Transcribe all of the material below word for word and leave out its pictures.

> **SOURCE DATA**
- - - - - - -

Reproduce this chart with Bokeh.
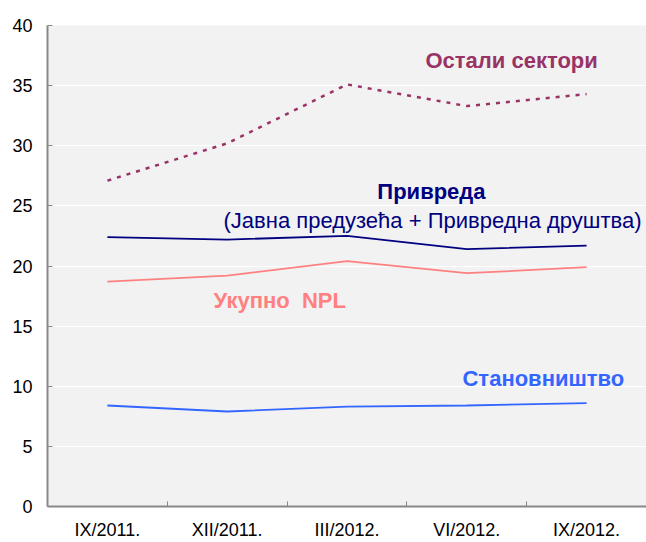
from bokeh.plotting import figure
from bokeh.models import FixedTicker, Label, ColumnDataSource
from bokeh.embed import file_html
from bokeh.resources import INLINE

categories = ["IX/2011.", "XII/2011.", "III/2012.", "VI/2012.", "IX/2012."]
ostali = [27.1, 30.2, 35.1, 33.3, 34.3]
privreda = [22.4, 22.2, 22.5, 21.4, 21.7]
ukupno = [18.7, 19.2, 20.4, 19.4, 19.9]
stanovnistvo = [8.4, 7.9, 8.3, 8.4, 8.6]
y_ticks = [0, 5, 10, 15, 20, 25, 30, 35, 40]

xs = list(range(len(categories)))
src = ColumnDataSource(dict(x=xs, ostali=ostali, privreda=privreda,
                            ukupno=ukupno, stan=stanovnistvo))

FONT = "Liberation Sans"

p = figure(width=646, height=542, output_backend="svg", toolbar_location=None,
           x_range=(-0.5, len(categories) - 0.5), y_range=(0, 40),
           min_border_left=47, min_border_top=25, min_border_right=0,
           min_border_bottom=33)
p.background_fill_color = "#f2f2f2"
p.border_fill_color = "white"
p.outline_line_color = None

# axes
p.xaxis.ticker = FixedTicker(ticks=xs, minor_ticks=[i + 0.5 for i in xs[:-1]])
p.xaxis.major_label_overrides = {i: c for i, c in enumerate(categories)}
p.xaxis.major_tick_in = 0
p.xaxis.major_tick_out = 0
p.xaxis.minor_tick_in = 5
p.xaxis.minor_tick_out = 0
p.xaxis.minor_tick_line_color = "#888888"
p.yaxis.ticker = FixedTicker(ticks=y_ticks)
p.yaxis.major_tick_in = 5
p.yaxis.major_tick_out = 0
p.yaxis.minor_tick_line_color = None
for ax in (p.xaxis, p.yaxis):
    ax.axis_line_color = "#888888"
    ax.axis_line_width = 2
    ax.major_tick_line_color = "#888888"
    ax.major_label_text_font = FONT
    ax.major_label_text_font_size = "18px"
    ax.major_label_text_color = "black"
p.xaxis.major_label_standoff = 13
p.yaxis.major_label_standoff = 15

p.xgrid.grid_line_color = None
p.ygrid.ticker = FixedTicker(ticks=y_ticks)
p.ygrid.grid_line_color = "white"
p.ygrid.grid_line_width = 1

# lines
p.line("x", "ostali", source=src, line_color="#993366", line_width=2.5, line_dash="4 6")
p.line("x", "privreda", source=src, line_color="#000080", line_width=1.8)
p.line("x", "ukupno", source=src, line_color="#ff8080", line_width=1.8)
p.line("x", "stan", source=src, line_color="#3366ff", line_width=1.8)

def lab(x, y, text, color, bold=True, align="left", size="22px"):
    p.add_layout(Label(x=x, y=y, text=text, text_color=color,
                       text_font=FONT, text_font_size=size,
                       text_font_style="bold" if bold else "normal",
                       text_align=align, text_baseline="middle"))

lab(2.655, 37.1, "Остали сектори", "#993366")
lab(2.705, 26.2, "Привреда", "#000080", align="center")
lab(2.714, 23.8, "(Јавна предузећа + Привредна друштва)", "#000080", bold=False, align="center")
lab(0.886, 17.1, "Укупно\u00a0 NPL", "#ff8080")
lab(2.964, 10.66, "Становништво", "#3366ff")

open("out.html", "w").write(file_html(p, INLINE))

- - - - - - -

> **FULL ANSWER**
Reproduce this chart with Bokeh.
from bokeh.plotting import figure
from bokeh.models import FixedTicker, Label, ColumnDataSource
from bokeh.embed import file_html
from bokeh.resources import INLINE

categories = ["IX/2011.", "XII/2011.", "III/2012.", "VI/2012.", "IX/2012."]
ostali = [27.1, 30.2, 35.1, 33.3, 34.3]
privreda = [22.4, 22.2, 22.5, 21.4, 21.7]
ukupno = [18.7, 19.2, 20.4, 19.4, 19.9]
stanovnistvo = [8.4, 7.9, 8.3, 8.4, 8.6]
y_ticks = [0, 5, 10, 15, 20, 25, 30, 35, 40]

xs = list(range(len(categories)))
src = ColumnDataSource(dict(x=xs, ostali=ostali, privreda=privreda,
                            ukupno=ukupno, stan=stanovnistvo))

FONT = "Liberation Sans"

p = figure(width=646, height=542, output_backend="svg", toolbar_location=None,
           x_range=(-0.5, len(categories) - 0.5), y_range=(0, 40),
           min_border_left=47, min_border_top=25, min_border_right=0,
           min_border_bottom=33)
p.background_fill_color = "#f2f2f2"
p.border_fill_color = "white"
p.outline_line_color = None

# axes
p.xaxis.ticker = FixedTicker(ticks=xs, minor_ticks=[i + 0.5 for i in xs[:-1]])
p.xaxis.major_label_overrides = {i: c for i, c in enumerate(categories)}
p.xaxis.major_tick_in = 0
p.xaxis.major_tick_out = 0
p.xaxis.minor_tick_in = 5
p.xaxis.minor_tick_out = 0
p.xaxis.minor_tick_line_color = "#888888"
p.yaxis.ticker = FixedTicker(ticks=y_ticks)
p.yaxis.major_tick_in = 5
p.yaxis.major_tick_out = 0
p.yaxis.minor_tick_line_color = None
for ax in (p.xaxis, p.yaxis):
    ax.axis_line_color = "#888888"
    ax.axis_line_width = 2
    ax.major_tick_line_color = "#888888"
    ax.major_label_text_font = FONT
    ax.major_label_text_font_size = "18px"
    ax.major_label_text_color = "black"
p.xaxis.major_label_standoff = 13
p.yaxis.major_label_standoff = 15

p.xgrid.grid_line_color = None
p.ygrid.ticker = FixedTicker(ticks=y_ticks)
p.ygrid.grid_line_color = "white"
p.ygrid.grid_line_width = 1

# lines
p.line("x", "ostali", source=src, line_color="#993366", line_width=2.5, line_dash="4 6")
p.line("x", "privreda", source=src, line_color="#000080", line_width=1.8)
p.line("x", "ukupno", source=src, line_color="#ff8080", line_width=1.8)
p.line("x", "stan", source=src, line_color="#3366ff", line_width=1.8)

def lab(x, y, text, color, bold=True, align="left", size="22px"):
    p.add_layout(Label(x=x, y=y, text=text, text_color=color,
                       text_font=FONT, text_font_size=size,
                       text_font_style="bold" if bold else "normal",
                       text_align=align, text_baseline="middle"))

lab(2.655, 37.1, "Остали сектори", "#993366")
lab(2.705, 26.2, "Привреда", "#000080", align="center")
lab(2.714, 23.8, "(Јавна предузећа + Привредна друштва)", "#000080", bold=False, align="center")
lab(0.886, 17.1, "Укупно\u00a0 NPL", "#ff8080")
lab(2.964, 10.66, "Становништво", "#3366ff")

open("out.html", "w").write(file_html(p, INLINE))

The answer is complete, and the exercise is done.